No arctic summer ice by 2013?

August 11, 2008

Gareth Renowden on Hot Topic writes about the news that the North Pole ice is melting at an unprecedented rate and by 2013 the Arctic could be ice-free in summer.

As regular readers of Renowden’s excellent blog will know, the Arctic ice is of particular interest because (1) it’s going to be one of the first major effects of climate change, and (2) there’s a lot of it.

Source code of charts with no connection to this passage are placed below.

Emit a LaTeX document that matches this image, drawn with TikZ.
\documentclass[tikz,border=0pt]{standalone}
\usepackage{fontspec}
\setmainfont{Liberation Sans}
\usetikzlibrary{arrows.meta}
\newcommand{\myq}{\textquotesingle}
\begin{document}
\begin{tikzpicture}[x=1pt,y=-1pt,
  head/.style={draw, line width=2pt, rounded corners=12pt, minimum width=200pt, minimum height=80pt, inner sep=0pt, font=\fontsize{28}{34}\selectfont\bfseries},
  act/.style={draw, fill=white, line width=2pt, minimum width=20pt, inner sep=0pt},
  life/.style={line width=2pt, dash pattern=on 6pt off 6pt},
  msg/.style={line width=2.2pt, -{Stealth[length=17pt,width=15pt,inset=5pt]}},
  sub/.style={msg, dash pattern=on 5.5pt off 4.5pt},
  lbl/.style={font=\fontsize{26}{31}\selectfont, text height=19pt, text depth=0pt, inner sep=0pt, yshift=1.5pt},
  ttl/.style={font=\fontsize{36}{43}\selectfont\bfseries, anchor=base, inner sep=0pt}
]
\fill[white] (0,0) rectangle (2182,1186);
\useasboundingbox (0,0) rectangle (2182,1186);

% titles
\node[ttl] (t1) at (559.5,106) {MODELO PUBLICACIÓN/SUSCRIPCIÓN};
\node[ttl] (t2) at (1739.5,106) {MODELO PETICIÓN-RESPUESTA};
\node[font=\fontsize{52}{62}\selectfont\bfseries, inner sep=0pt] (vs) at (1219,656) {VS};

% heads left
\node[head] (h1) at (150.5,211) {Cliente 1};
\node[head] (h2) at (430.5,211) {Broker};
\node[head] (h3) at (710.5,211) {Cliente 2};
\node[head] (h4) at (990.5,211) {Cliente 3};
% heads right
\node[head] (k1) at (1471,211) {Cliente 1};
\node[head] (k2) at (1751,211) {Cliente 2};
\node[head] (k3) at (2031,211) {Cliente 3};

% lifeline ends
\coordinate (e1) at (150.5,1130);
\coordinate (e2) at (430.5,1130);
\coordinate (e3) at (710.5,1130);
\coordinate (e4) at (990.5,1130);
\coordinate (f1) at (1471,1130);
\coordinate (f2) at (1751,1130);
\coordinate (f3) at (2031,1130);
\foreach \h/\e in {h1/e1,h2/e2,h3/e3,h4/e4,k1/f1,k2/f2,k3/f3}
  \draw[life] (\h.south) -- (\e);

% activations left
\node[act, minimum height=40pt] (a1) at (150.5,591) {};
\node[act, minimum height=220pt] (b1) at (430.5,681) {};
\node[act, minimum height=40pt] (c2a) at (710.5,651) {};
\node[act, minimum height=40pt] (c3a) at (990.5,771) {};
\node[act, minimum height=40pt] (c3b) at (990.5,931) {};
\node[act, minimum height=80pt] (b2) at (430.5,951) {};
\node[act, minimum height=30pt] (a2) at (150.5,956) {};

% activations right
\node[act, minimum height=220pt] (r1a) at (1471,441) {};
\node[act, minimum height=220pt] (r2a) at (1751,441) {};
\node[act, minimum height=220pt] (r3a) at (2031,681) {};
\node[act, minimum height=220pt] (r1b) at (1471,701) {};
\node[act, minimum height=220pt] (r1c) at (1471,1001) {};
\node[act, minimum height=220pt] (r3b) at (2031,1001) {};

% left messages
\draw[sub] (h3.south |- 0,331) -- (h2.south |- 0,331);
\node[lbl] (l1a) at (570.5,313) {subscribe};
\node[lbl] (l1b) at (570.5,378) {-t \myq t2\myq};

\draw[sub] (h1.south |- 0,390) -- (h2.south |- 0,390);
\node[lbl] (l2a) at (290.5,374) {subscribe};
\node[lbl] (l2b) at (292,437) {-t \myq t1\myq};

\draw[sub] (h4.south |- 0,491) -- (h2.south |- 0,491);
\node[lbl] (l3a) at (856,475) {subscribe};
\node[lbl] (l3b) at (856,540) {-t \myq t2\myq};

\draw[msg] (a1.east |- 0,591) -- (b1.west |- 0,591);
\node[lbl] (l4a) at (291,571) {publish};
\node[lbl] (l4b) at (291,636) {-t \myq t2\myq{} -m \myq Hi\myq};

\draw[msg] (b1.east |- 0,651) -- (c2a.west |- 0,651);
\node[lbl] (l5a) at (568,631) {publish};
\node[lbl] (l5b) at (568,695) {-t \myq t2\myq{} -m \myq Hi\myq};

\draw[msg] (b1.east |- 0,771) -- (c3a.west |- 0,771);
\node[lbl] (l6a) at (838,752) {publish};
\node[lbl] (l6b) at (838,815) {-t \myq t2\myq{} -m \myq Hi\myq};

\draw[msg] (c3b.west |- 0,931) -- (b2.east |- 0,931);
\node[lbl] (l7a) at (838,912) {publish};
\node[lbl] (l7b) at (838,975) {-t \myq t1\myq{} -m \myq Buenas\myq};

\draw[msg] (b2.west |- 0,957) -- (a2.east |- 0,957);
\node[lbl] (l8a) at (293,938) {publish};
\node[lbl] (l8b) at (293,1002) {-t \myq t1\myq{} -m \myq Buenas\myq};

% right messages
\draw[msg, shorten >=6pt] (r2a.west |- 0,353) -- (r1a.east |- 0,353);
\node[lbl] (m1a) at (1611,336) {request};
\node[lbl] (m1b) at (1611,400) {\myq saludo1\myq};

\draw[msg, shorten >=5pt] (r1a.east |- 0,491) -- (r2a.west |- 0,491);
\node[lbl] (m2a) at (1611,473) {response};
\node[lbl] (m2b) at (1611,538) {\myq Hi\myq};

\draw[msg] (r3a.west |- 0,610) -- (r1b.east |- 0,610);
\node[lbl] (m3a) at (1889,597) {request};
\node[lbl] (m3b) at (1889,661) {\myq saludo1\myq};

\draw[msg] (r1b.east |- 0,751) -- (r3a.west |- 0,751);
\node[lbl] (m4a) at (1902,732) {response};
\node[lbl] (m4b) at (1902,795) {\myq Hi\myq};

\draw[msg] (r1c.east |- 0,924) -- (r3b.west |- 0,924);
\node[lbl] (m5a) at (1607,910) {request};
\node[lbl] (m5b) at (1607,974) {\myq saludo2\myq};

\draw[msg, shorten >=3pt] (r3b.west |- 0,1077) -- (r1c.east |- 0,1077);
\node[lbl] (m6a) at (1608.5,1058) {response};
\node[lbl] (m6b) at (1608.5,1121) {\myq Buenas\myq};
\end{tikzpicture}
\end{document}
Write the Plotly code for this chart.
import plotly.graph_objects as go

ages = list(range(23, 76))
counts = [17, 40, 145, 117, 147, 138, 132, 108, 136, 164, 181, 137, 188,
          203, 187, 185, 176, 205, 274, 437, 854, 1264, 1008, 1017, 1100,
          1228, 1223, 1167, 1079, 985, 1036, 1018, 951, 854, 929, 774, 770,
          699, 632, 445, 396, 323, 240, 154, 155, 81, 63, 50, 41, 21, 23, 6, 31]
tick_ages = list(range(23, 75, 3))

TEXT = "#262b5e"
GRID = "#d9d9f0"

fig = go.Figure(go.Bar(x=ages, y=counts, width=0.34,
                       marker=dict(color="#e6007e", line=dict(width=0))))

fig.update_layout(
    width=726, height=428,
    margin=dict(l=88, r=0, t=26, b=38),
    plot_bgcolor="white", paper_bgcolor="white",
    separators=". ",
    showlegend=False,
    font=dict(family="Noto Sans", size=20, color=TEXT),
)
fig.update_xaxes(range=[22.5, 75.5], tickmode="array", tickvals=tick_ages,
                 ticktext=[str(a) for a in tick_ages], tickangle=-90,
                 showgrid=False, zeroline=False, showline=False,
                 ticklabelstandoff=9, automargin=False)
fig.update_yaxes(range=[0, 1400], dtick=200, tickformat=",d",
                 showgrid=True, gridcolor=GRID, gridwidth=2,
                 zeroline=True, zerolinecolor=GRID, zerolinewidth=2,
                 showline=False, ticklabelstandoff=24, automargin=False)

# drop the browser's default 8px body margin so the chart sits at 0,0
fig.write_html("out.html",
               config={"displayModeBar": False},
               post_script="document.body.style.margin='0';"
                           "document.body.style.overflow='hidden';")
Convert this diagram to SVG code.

This summer could see less ice in the Arctic than ever before. However:

“‘It does not really matter whether 2007 or 2008 is the worst year on record for Arctic ice,’ [US Navy researcher] Maslowski said. ‘The crucial point is that ice is clearly not building up enough over winter to restore cover and that when you combine current estimates of ice thickness with the extent of the ice cap, you get a very clear indication that the Arctic is going to be ice-free in summer in five years. And when that happens, there will be consequences.'”

“Major meteorological, environmental and ecological implications.”

For more background on the arctic ice story, read Gareth’s earlier posts here and here. Lots of good links. Renowden has a bet about the amount of arctic sea ice this summer with William “Stoat” Connelley, but it’s one of those bets that you’d want to lose. Sadly for us, it’s looking like he might win it.